### Goal:
Only the pictures are omitted; repeat all other data exactly.

### Plotting code records:
= = = = =

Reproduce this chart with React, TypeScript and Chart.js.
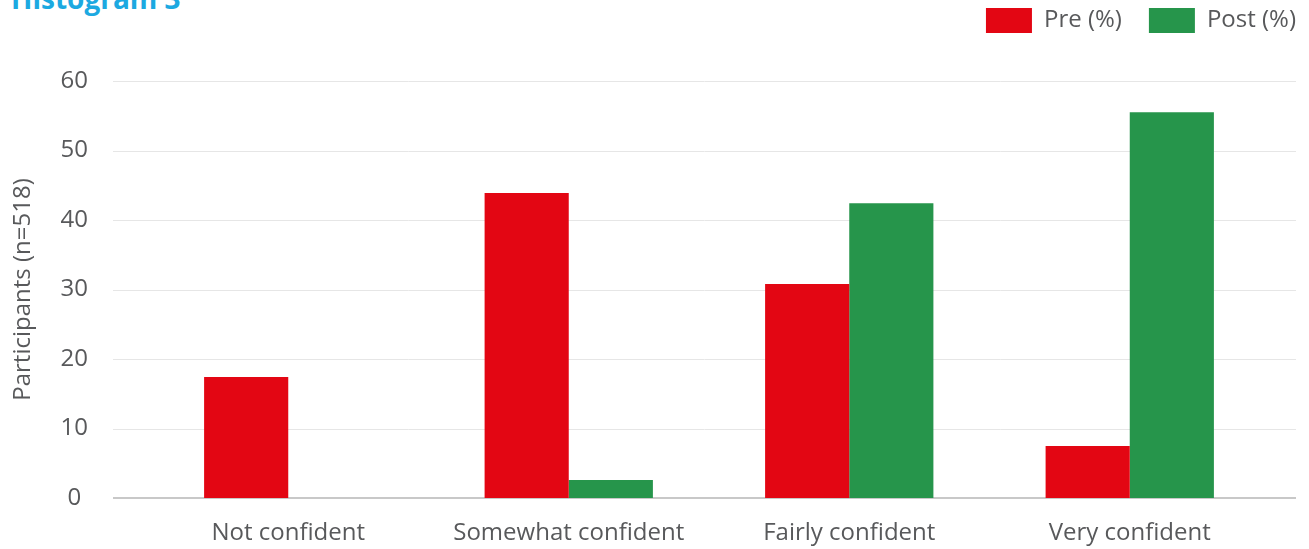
import React, { useEffect, useRef } from "react";
import { Chart, registerables } from "chart.js";

Chart.register(...registerables);

const categories = ["Not confident", "Somewhat confident", "Fairly confident", "Very confident"];
const preValues = [17.4, 43.9, 30.8, 7.5];
const postValues = [0, 2.6, 42.4, 55.5];
const yTicks = [0, 10, 20, 30, 40, 50, 60];
const seriesLabels = ["Pre (%)", "Post (%)"];
const yTitle = "Participants (n=518)";
const chartTitle = "Histogram 3";

const RED = "#e30613";
const GREEN = "#26954b";
const TEXT = "#58595b";
const FONT = "'Open Sans', sans-serif";
const LEGEND_PAD = 27;

const gridPlugin = {
  id: "extGrid",
  afterLayout(chart: any) {
    const lg = chart.legend;
    if (lg) {
      lg.top = 8 - LEGEND_PAD;
      lg.right = 1296 + LEGEND_PAD;
    }
  },
  beforeDatasetsDraw(chart: any) {
    const ctx = chart.ctx;
    const y = chart.scales.y;
    const left = chart.chartArea.left - 35;
    const right = chart.chartArea.right + 26;
    ctx.save();
    y.ticks.forEach((t: any) => {
      const py = Math.round(y.getPixelForValue(t.value));
      ctx.beginPath();
      if (t.value === 0) {
        ctx.strokeStyle = "#c8c8c8";
        ctx.lineWidth = 2;
        ctx.moveTo(left, py);
        ctx.lineTo(right, py);
      } else {
        ctx.strokeStyle = "#e6e6e6";
        ctx.lineWidth = 1;
        ctx.moveTo(left, py + 0.5);
        ctx.lineTo(right, py + 0.5);
      }
      ctx.stroke();
    });
    ctx.restore();
  },
};

export default function App() {
  const ref = useRef<HTMLCanvasElement>(null);
  useEffect(() => {
    if (!ref.current) return;
    const chart = new Chart(ref.current, {
      type: "bar",
      data: {
        labels: categories,
        datasets: [
          { label: seriesLabels[0], data: preValues, backgroundColor: RED, borderWidth: 0 },
          { label: seriesLabels[1], data: postValues, backgroundColor: GREEN, borderWidth: 0 },
        ],
      },
      options: {
        animation: false,
        responsive: false,
        maintainAspectRatio: false,
        layout: { padding: { left: 0, right: 39, top: 19, bottom: 0 } },
        datasets: { bar: { categoryPercentage: 0.6, barPercentage: 1.0 } },
        scales: {
          x: {
            grid: { display: false, drawTicks: false },
            border: { display: false },
            ticks: { color: TEXT, font: { family: FONT, size: 24 }, padding: 21, maxRotation: 0, autoSkip: false },
            afterFit: (s: any) => { s.height = 51; s.paddingLeft = 0; s.paddingRight = 0; },
          },
          y: {
            min: 0,
            max: 60,
            afterBuildTicks: (s: any) => { s.ticks = yTicks.map((v) => ({ value: v })); },
            grid: { display: false, drawTicks: false },
            border: { display: false },
            ticks: { color: TEXT, font: { family: FONT, size: 24 }, padding: 60, crossAlign: "center" },
            title: { display: true, text: yTitle, color: TEXT, font: { family: FONT, size: 24 }, padding: { top: 9, bottom: 0 } },
            afterFit: (s: any) => { s.width = 148; s.paddingTop = 0; s.paddingBottom = 0; },
          },
        },
        plugins: {
          legend: {
            position: "top",
            align: "end",
            labels: { boxWidth: 46, boxHeight: 25, color: TEXT, font: { family: FONT, size: 24 }, padding: LEGEND_PAD },
          },
          tooltip: { enabled: false },
          title: { display: false },
        },
      },
      plugins: [gridPlugin],
    });
    return () => chart.destroy();
  }, []);
  return (
    <div style={{ position: "fixed", left: 0, top: 0, width: 1309, height: 549, background: "#fff", overflow: "hidden" }}>
      <div style={{ position: "absolute", left: 11, top: -16, fontFamily: FONT, fontWeight: 700, fontSize: 28, lineHeight: "28px", color: "#1ca9e1" }}>{chartTitle}</div>
      <canvas ref={ref} width={1309} height={549} style={{ position: "absolute", left: 0, top: 0 }} />
    </div>
  );
}
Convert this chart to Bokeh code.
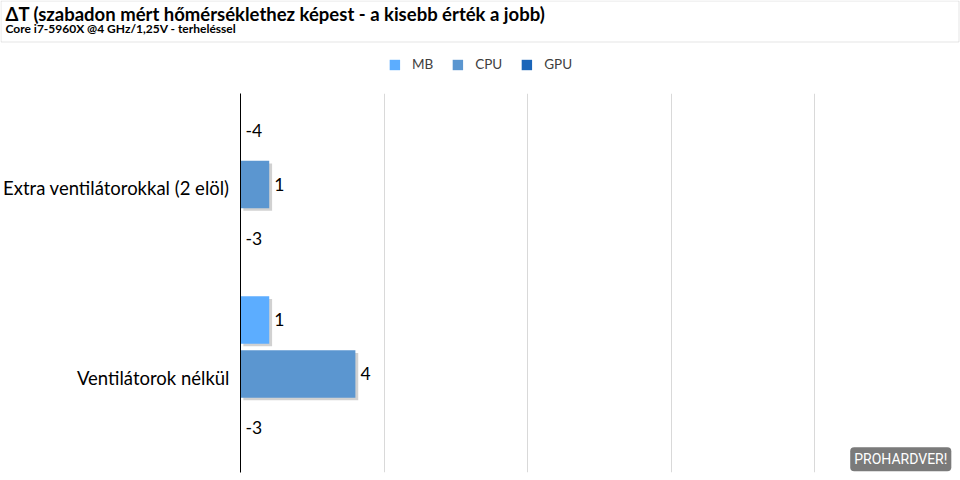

= = = = =

### Output for this exercise:
Reproduce this chart with React, TypeScript and Chart.js.
import React, { useEffect, useRef } from "react";
import { Chart, registerables } from "chart.js";

Chart.register(...registerables);

const categories = ["Not confident", "Somewhat confident", "Fairly confident", "Very confident"];
const preValues = [17.4, 43.9, 30.8, 7.5];
const postValues = [0, 2.6, 42.4, 55.5];
const yTicks = [0, 10, 20, 30, 40, 50, 60];
const seriesLabels = ["Pre (%)", "Post (%)"];
const yTitle = "Participants (n=518)";
const chartTitle = "Histogram 3";

const RED = "#e30613";
const GREEN = "#26954b";
const TEXT = "#58595b";
const FONT = "'Open Sans', sans-serif";
const LEGEND_PAD = 27;

const gridPlugin = {
  id: "extGrid",
  afterLayout(chart: any) {
    const lg = chart.legend;
    if (lg) {
      lg.top = 8 - LEGEND_PAD;
      lg.right = 1296 + LEGEND_PAD;
    }
  },
  beforeDatasetsDraw(chart: any) {
    const ctx = chart.ctx;
    const y = chart.scales.y;
    const left = chart.chartArea.left - 35;
    const right = chart.chartArea.right + 26;
    ctx.save();
    y.ticks.forEach((t: any) => {
      const py = Math.round(y.getPixelForValue(t.value));
      ctx.beginPath();
      if (t.value === 0) {
        ctx.strokeStyle = "#c8c8c8";
        ctx.lineWidth = 2;
        ctx.moveTo(left, py);
        ctx.lineTo(right, py);
      } else {
        ctx.strokeStyle = "#e6e6e6";
        ctx.lineWidth = 1;
        ctx.moveTo(left, py + 0.5);
        ctx.lineTo(right, py + 0.5);
      }
      ctx.stroke();
    });
    ctx.restore();
  },
};

export default function App() {
  const ref = useRef<HTMLCanvasElement>(null);
  useEffect(() => {
    if (!ref.current) return;
    const chart = new Chart(ref.current, {
      type: "bar",
      data: {
        labels: categories,
        datasets: [
          { label: seriesLabels[0], data: preValues, backgroundColor: RED, borderWidth: 0 },
          { label: seriesLabels[1], data: postValues, backgroundColor: GREEN, borderWidth: 0 },
        ],
      },
      options: {
        animation: false,
        responsive: false,
        maintainAspectRatio: false,
        layout: { padding: { left: 0, right: 39, top: 19, bottom: 0 } },
        datasets: { bar: { categoryPercentage: 0.6, barPercentage: 1.0 } },
        scales: {
          x: {
            grid: { display: false, drawTicks: false },
            border: { display: false },
            ticks: { color: TEXT, font: { family: FONT, size: 24 }, padding: 21, maxRotation: 0, autoSkip: false },
            afterFit: (s: any) => { s.height = 51; s.paddingLeft = 0; s.paddingRight = 0; },
          },
          y: {
            min: 0,
            max: 60,
            afterBuildTicks: (s: any) => { s.ticks = yTicks.map((v) => ({ value: v })); },
            grid: { display: false, drawTicks: false },
            border: { display: false },
            ticks: { color: TEXT, font: { family: FONT, size: 24 }, padding: 60, crossAlign: "center" },
            title: { display: true, text: yTitle, color: TEXT, font: { family: FONT, size: 24 }, padding: { top: 9, bottom: 0 } },
            afterFit: (s: any) => { s.width = 148; s.paddingTop = 0; s.paddingBottom = 0; },
          },
        },
        plugins: {
          legend: {
            position: "top",
            align: "end",
            labels: { boxWidth: 46, boxHeight: 25, color: TEXT, font: { family: FONT, size: 24 }, padding: LEGEND_PAD },
          },
          tooltip: { enabled: false },
          title: { display: false },
        },
      },
      plugins: [gridPlugin],
    });
    return () => chart.destroy();
  }, []);
  return (
    <div style={{ position: "fixed", left: 0, top: 0, width: 1309, height: 549, background: "#fff", overflow: "hidden" }}>
      <div style={{ position: "absolute", left: 11, top: -16, fontFamily: FONT, fontWeight: 700, fontSize: 28, lineHeight: "28px", color: "#1ca9e1" }}>{chartTitle}</div>
      <canvas ref={ref} width={1309} height={549} style={{ position: "absolute", left: 0, top: 0 }} />
    </div>
  );
}
Convert this chart to Bokeh code.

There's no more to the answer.